Data shown ▸
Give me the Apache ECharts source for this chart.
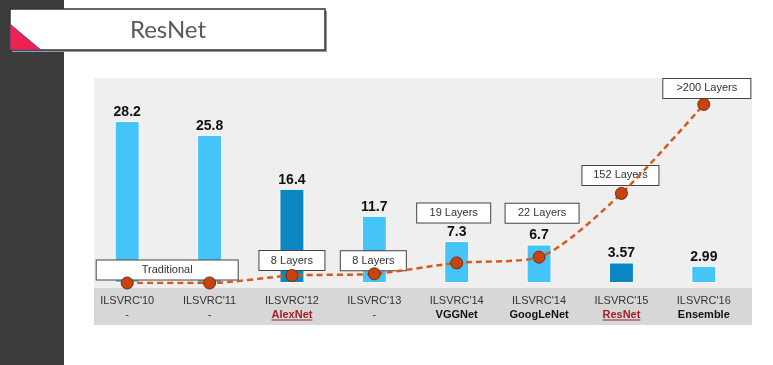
<!DOCTYPE html>
<html><head><meta charset="utf-8">
<script src="https://cdn.jsdelivr.net/npm/echarts@6/dist/echarts.min.js"></script>
<style>html,body{margin:0;padding:0;background:#fff}#c{width:773px;height:365px}#err{position:absolute;left:100px;top:100px;color:red;font:12px sans-serif}</style>
</head><body><div id="c"></div><div id="err"></div>
<script>
const categories = ["ILSVRC'10","ILSVRC'11","ILSVRC'12","ILSVRC'13","ILSVRC'14","ILSVRC'14","ILSVRC'15","ILSVRC'16"];
const networks = ['-','-','AlexNet','-','VGGNet','GoogLeNet','ResNet','Ensemble'];
const errorRates = [28.2,25.8,16.4,11.7,7.3,6.7,3.57,2.99];
const highlighted = [false,false,true,false,false,false,true,false];
const layerLabels = ['Traditional','','8 Layers','8 Layers','19 Layers','22 Layers','152 Layers','>200 Layers'];
const depthMarks = [0,0,1.3,1.6,3.5,4.5,15.6,31.1];
const labelBoxes = [[141,40,-13],null,[65,0,-15],[65,-1,-13],[73,-3,-50],[73,3,-44],[76,-1,-18],[87,3,-16]];

try {
const chart = echarts.init(document.getElementById('c'));
const FONT = 'Liberation Sans, Arial, sans-serif';

const boxData = depthMarks.map((v,i)=>{
  const b = labelBoxes[i];
  const d = {value:v};
  if (b) {
    d.label = {show:true, position:'inside', formatter:layerLabels[i], width:b[0], offset:[b[1],b[2]],
      align:'center', verticalAlign:'middle', backgroundColor:'#fff', borderColor:'#444', borderWidth:1, padding:[3,0],
      lineHeight:13, fontSize:11, fontFamily:FONT, color:'#333'};
  } else {
    d.label = {show:false};
  }
  return d;
});

chart.setOption({
  animation:false,
  graphic:[
    {id:'strip', type:'rect', z:-10, shape:{x:0,y:0,width:64,height:365}, style:{fill:'#3c3c3c'}},
    {id:'panel', type:'rect', z:-10, shape:{x:94,y:78,width:658,height:247}, style:{fill:'#efefef'}},
    {id:'band', type:'rect', z:-9, shape:{x:94,y:288,width:658,height:37}, style:{fill:'#d7d7d7'}},
    {id:'tshadow', type:'rect', z:-8, shape:{x:12,y:11,width:315,height:41}, style:{fill:'#9a9a9a'}},
    {id:'tbox', type:'rect', z:-7, shape:{x:10,y:9,width:315,height:41}, style:{fill:'#fff', stroke:'#333', lineWidth:1.5}},
    {id:'tri', type:'polygon', z:-6, shape:{points:[[10,24],[10,50],[41,50]]}, style:{fill:'#ee2151', stroke:'#3c4d9c', lineWidth:0.8}},
    {id:'ttext', type:'text', z:-5, style:{x:168, y:30, text:'ResNet', fill:'#595959', font:'24px Lato, "Open Sans", sans-serif', align:'center', verticalAlign:'middle'}}
  ],
  grid:{left:86, right:28, top:82, bottom:82},
  xAxis:{type:'category', data:categories,
    axisLine:{show:false}, axisTick:{show:false},
    axisLabel:{margin:11, interval:0,
      formatter:(v,i)=>'{a|'+v+'}\n{'+(highlighted[i]?'r':(networks[i]==='-'?'d':'b'))+'|'+networks[i]+'}',
      rich:{
        a:{fontSize:11, fontFamily:FONT, color:'#333', lineHeight:14},
        d:{fontSize:11, fontFamily:FONT, color:'#333', lineHeight:14},
        b:{fontSize:11, fontFamily:FONT, color:'#111', fontWeight:'bold', lineHeight:14},
        r:{fontSize:11, fontFamily:FONT, color:'#a51d25', fontWeight:'bold', lineHeight:14}
      }}},
  yAxis:[
    {type:'value', min:0, max:35, show:false, splitLine:{show:false}},
    {type:'value', min:0, max:35, show:false, splitLine:{show:false}}
  ],
  series:[
    {type:'bar', barWidth:25, z:2,
      data:errorRates.map((v,i)=>({value:v, itemStyle:{color: highlighted[i]?'#0b87c4':'#45c5f7'}})),
      itemStyle:{borderColor:'#ffffff', borderWidth:1},
      label:{show:true, position:'top', distance:2, fontSize:14, fontWeight:'bold', fontFamily:FONT, color:'#111'}},
    {type:'scatter', yAxisIndex:1, z:3, data:boxData, symbol:'circle', symbolSize:12,
      itemStyle:{color:'rgba(0,0,0,0)', opacity:1}, silent:true},
    {type:'line', yAxisIndex:1, z:5, data:depthMarks, smooth:0.25,
      lineStyle:{color:'#d9591d', width:2.5, type:[6,4]},
      symbol:'circle', symbolSize:12,
      itemStyle:{color:'#c8440f', borderColor:'#7a2a0a', borderWidth:1}}
  ]
});

const ctx = document.createElement('canvas').getContext('2d');
ctx.font = 'bold 11px ' + FONT;
const extra = [];
highlighted.forEach((h,i)=>{
  if (!h) return;
  const x = chart.convertToPixel({xAxisIndex:0}, i);
  const w = ctx.measureText(networks[i]).width;
  extra.push({id:'ul'+i, type:'line', z:10, shape:{x1:x-w/2, y1:320, x2:x+w/2, y2:320}, style:{stroke:'#a51d25', lineWidth:1}});
});
chart.setOption({graphic: extra});
} catch(e) { document.getElementById('err').textContent = e && (e.stack || e.message || e); }
</script></body></html>
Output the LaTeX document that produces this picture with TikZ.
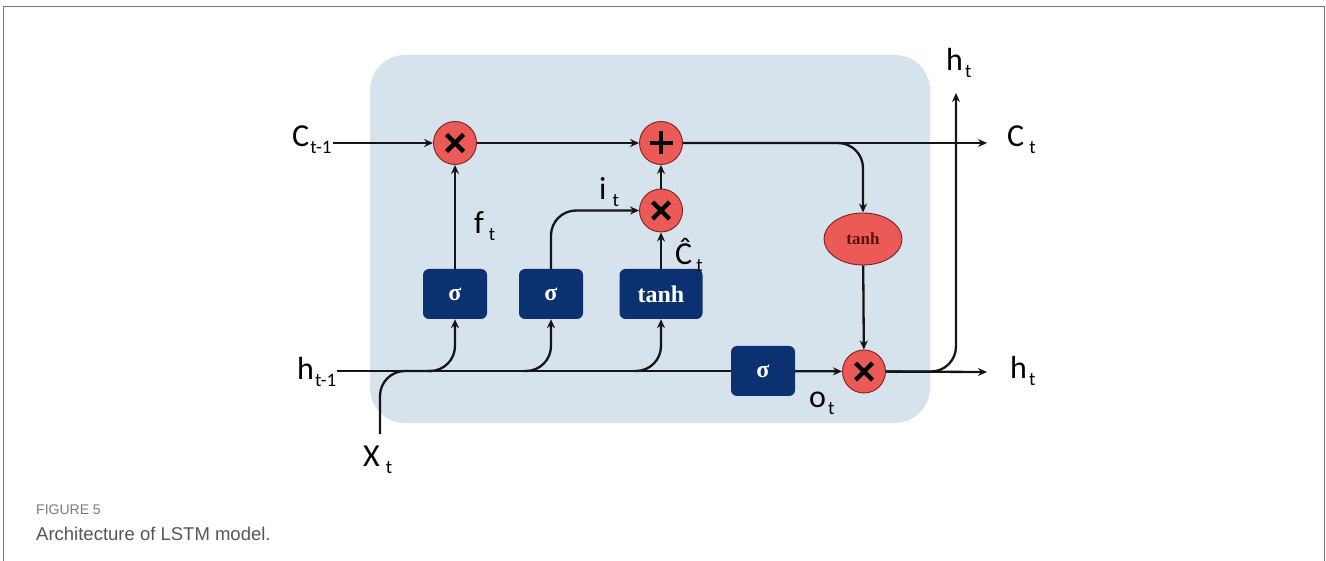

What the task requires ▸ Repeat exactly the lines from the start of the entries down to the line with "const FONT = 'Liberation", keeping both ends but none of the pictures.

The reply ▸
Give me the Apache ECharts source for this chart.
<!DOCTYPE html>
<html><head><meta charset="utf-8">
<script src="https://cdn.jsdelivr.net/npm/echarts@6/dist/echarts.min.js"></script>
<style>html,body{margin:0;padding:0;background:#fff}#c{width:773px;height:365px}#err{position:absolute;left:100px;top:100px;color:red;font:12px sans-serif}</style>
</head><body><div id="c"></div><div id="err"></div>
<script>
const categories = ["ILSVRC'10","ILSVRC'11","ILSVRC'12","ILSVRC'13","ILSVRC'14","ILSVRC'14","ILSVRC'15","ILSVRC'16"];
const networks = ['-','-','AlexNet','-','VGGNet','GoogLeNet','ResNet','Ensemble'];
const errorRates = [28.2,25.8,16.4,11.7,7.3,6.7,3.57,2.99];
const highlighted = [false,false,true,false,false,false,true,false];
const layerLabels = ['Traditional','','8 Layers','8 Layers','19 Layers','22 Layers','152 Layers','>200 Layers'];
const depthMarks = [0,0,1.3,1.6,3.5,4.5,15.6,31.1];
const labelBoxes = [[141,40,-13],null,[65,0,-15],[65,-1,-13],[73,-3,-50],[73,3,-44],[76,-1,-18],[87,3,-16]];

try {
const chart = echarts.init(document.getElementById('c'));
const FONT = 'Liberation Sans, Arial, sans-serif';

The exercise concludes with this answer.